Building upon Ajax's existing ethos for playing a passing game and adapting the ideas of Gusztáv Sebes, who had managed a flexible and exhilarating Hungarian national side in the 1950's, Michels implemented a system that would come to be coined "Total Football".

Although his side played in a basic 4-3-3 formation, the Ajax players were well drilled in picking up positions left vacated by a teammate making a run. The team shape and the spacing between players was never lost, as players rotated across the pitch.



This required players that were tactical adept and very flexible. Of course the physical demands on the players was also high as they moved around the pitch plugging gaps and making intelligent runs.

The role of Ajax's star forward Cruyff was also key to this system, as he would roam across the front line or back into midfield causing damage all over the pitch.
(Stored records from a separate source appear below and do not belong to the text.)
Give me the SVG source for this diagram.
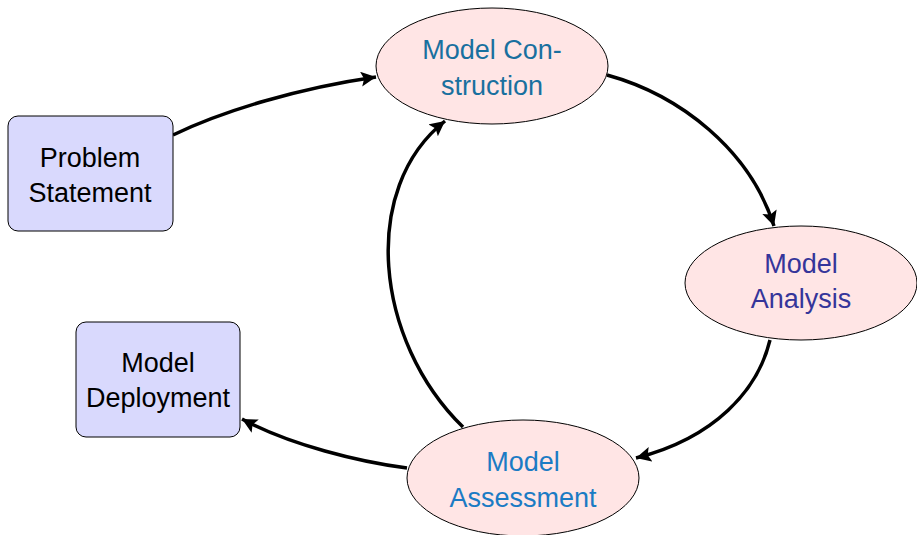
<svg xmlns="http://www.w3.org/2000/svg" width="917" height="535" viewBox="0 0 917 535">
<style>
.box{fill:#d9d9fd;stroke:#000;stroke-width:1}
.ell{fill:#ffe5e5;stroke:#000;stroke-width:1}
text{font-family:"Liberation Sans",Arial,sans-serif;font-size:27px;text-anchor:middle}
.dark{fill:#000}
.c1{fill:#19709f}
.c2{fill:#35359a}
.c3{fill:#1b7bc4}
.edge{fill:none;stroke:#000;stroke-width:3.5;marker-end:url(#ah)}
</style>
<defs>
<marker id="ah" markerUnits="userSpaceOnUse" markerWidth="20" markerHeight="20" refX="15" refY="7.5" orient="auto">
<path d="M0,0 L15,7.5 L0,15 L3,7.5 Z" fill="#000"/>
</marker>
</defs>
<g id="connectors">
<path class="edge" d="M173,135 C225,110 300,88 376,77"/>
<path class="edge" d="M607,75 C680,95 750,150 774,226"/>
<path class="edge" d="M770,340 C758,390 715,438 636,458"/>
<path class="edge" d="M463,427 C374,340 360,188 445,121"/>
<path class="edge" d="M407,468 C360,462 290,445 242,419"/>
</g>
<g id="problem">
<rect class="box" x="8" y="116" width="165" height="115" rx="10"/>
<text class="dark" x="90" y="167">Problem</text>
<text class="dark" x="90" y="202">Statement</text>
</g>
<g id="deployment">
<rect class="box" x="76" y="322" width="164" height="115" rx="10"/>
<text class="dark" x="158" y="372">Model</text>
<text class="dark" x="158" y="407">Deployment</text>
</g>
<g id="construction">
<ellipse class="ell" cx="492" cy="66" rx="116" ry="58"/>
<text class="c1" x="492" y="59">Model Con-</text>
<text class="c1" x="492" y="95">struction</text>
</g>
<g id="analysis">
<ellipse class="ell" cx="801" cy="283" rx="116" ry="57"/>
<text class="c2" x="801" y="273">Model</text>
<text class="c2" x="801" y="308">Analysis</text>
</g>
<g id="assessment">
<ellipse class="ell" cx="523" cy="478" rx="116" ry="58"/>
<text class="c3" x="523" y="471">Model</text>
<text class="c3" x="523" y="507">Assessment</text>
</g>
</svg>
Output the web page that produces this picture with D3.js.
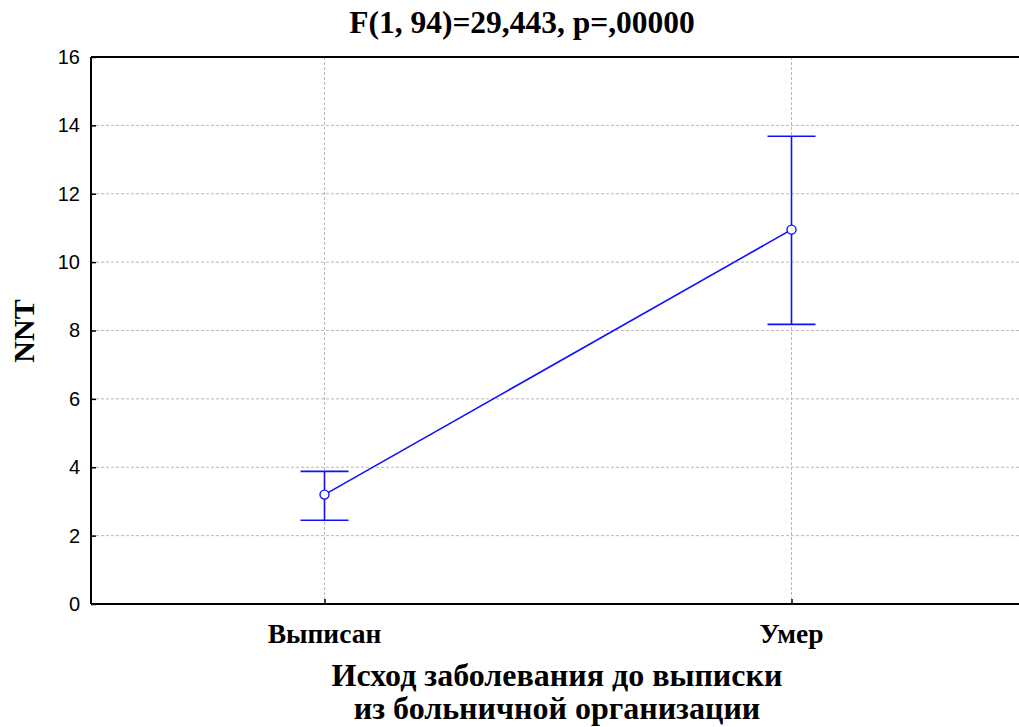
<!DOCTYPE html>
<html><head><meta charset="utf-8">
<script src="https://cdn.jsdelivr.net/npm/d3@7"></script>
<style>body{margin:0;background:#fff}svg{display:block}
.serif{font-family:'Liberation Serif','Times New Roman',serif;font-weight:bold}
.sans{font-family:'Liberation Sans',Arial,sans-serif}
</style>
</head><body>
<svg id="c" width="1019" height="727"></svg>
<script>
const categories = ["Выписан", "Умер"];
const means = [3.2, 10.95];
const upper = [3.88, 13.68];
const lower = [2.45, 8.18];
const yTicks = [0, 2, 4, 6, 8, 10, 12, 14, 16];
const titleText = "F(1, 94)=29,443, p=,00000";
const yLabel = "NNT";
const xLabelLines = ["Исход заболевания до выписки", "из больничной организации"];

const svg = d3.select("#c");
const L = 91, R = 1025, T = 57, B = 604;
const x = d3.scalePoint().domain(categories).range([L, R]).padding(0.5);
const y = d3.scaleLinear().domain([0, 16]).range([B, T]);
const blue = "#1010ff";

// grid
svg.append("g").selectAll("line").data(yTicks.filter(d => d > 0)).join("line")
  .attr("x1", L).attr("x2", 1019).attr("y1", d => y(d)).attr("y2", d => y(d))
  .attr("stroke", "#b8b8b8").attr("stroke-width", 1).attr("stroke-dasharray", "3,2");
svg.append("g").selectAll("line").data(categories).join("line")
  .attr("x1", d => x(d)).attr("x2", d => x(d)).attr("y1", T).attr("y2", B)
  .attr("stroke", "#b8b8b8").attr("stroke-width", 1).attr("stroke-dasharray", "3,2");

// axes
const yAxis = d3.axisLeft(y).tickValues(yTicks).tickSize(-5).tickPadding(11);
const gy = svg.append("g").attr("transform", `translate(${L},0)`).call(yAxis);
gy.select(".domain").remove();
gy.selectAll(".tick line").attr("stroke", "#000").attr("stroke-width", 1.5);
gy.selectAll("text").attr("class", "sans").attr("font-family", null).attr("font-size", 20).attr("fill", "#000");

const xAxis = d3.axisBottom(x).tickSize(-5).tickFormat("");
const gx = svg.append("g").attr("transform", `translate(0,${B})`).call(xAxis);
gx.select(".domain").remove();
gx.selectAll(".tick line").attr("stroke", "#000").attr("stroke-width", 1.5);

// frame lines
svg.append("line").attr("x1", L).attr("x2", L).attr("y1", T).attr("y2", B).attr("stroke", "#000").attr("stroke-width", 2);
svg.append("line").attr("x1", L).attr("x2", 1019).attr("y1", T).attr("y2", T).attr("stroke", "#000").attr("stroke-width", 2);
svg.append("line").attr("x1", L).attr("x2", 1019).attr("y1", B).attr("y2", B).attr("stroke", "#000").attr("stroke-width", 2);

// x tick labels
svg.append("g").selectAll("text").data(categories).join("text")
  .attr("class", "serif")
  .attr("x", d => x(d)).attr("y", 643).attr("text-anchor", "middle")
  .attr("font-size", 27.5).text(d => d);

// error bars
const data = categories.map((c, i) => ({c, m: means[i], u: upper[i], l: lower[i]}));
const eb = svg.append("g").attr("stroke", blue).attr("stroke-width", 1.6).attr("fill", "none");
eb.selectAll(".v").data(data).join("line").attr("x1", d => x(d.c)).attr("x2", d => x(d.c))
  .attr("y1", d => y(d.u)).attr("y2", d => y(d.l));
eb.selectAll(".cu").data(data).join("line").attr("x1", d => x(d.c) - 24).attr("x2", d => x(d.c) + 24)
  .attr("y1", d => y(d.u)).attr("y2", d => y(d.u));
eb.selectAll(".cl").data(data).join("line").attr("x1", d => x(d.c) - 24).attr("x2", d => x(d.c) + 24)
  .attr("y1", d => y(d.l)).attr("y2", d => y(d.l));

// mean line
svg.append("path").datum(data)
  .attr("d", d3.line().x(d => x(d.c)).y(d => y(d.m)))
  .attr("stroke", blue).attr("stroke-width", 1.6).attr("fill", "none");
svg.append("g").selectAll("circle").data(data).join("circle")
  .attr("cx", d => x(d.c)).attr("cy", d => y(d.m)).attr("r", 4.5)
  .attr("fill", "#fff").attr("stroke", blue).attr("stroke-width", 1.4);

// title
svg.append("text").attr("class", "serif").attr("x", 522).attr("y", 33).attr("text-anchor", "middle")
  .attr("font-size", 31.5).text(titleText);

// y label
svg.append("text").attr("class", "serif").attr("transform", "translate(34,331) rotate(-90)").attr("text-anchor", "middle")
  .attr("font-size", 30).text(yLabel);

// x label
svg.append("g").selectAll("text").data(xLabelLines).join("text")
  .attr("class", "serif")
  .attr("x", 557).attr("y", (d, i) => 686 + i * 33).attr("text-anchor", "middle")
  .attr("font-size", 32).text(d => d);
</script>
</body></html>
Spaces he left open in his side's structure though were quickly filled by a teammate.

Spatial awareness, in terms of where players should move and where they should not in relation to their teammates and their opponents was critical to this system.



The impact of Michel's new system saw an Ajax reach the European Cup Final in 1969 where they would get turned over 4-1 by AC Milan, but the experience of playing in such a match would stand them in good stead.

In 1971, Ajax defeated Panathinaikos 2-0 at Wembley to capture their first European title and cap a run that even survived the departure of Michels to Barcelona following this victory.



Under the less demanding, but more even more attack minded, Stefan Kovacs, Ajax accumulated a staggering 46-0-0 record at home in domestic football during 1971-1972 and 1972-1973, while also scooping up two more European Cups in those seasons with a 2-0 victory over Inter in 1972 and a 1-0 win over Juventus the following year.

This era of Ajax dominance would come to an end in 1973 with the departure of Cruyff to Barcelona.

Cruyff and Michels, reunited at club and country level, were able to bring their Total Football style over to the Dutch national side, as they strode to the World Cup Final in 1974.

Although there have been modifications down through the years, this style of play was at the heart of Pep Guardiola's Barcelona, who some consider the best club side ever. What former Manchester United manager Sir Alex Ferguson called their "carousel of passing" was only possible by controlling space and always giving each other passing options.

Whenever this side lost the ball, which was rare to begin with, they were setup to quickly win it back. Modern day Barcelona, still owe much to Michels and Cruyff and the ideas they put into practice over four decades ago.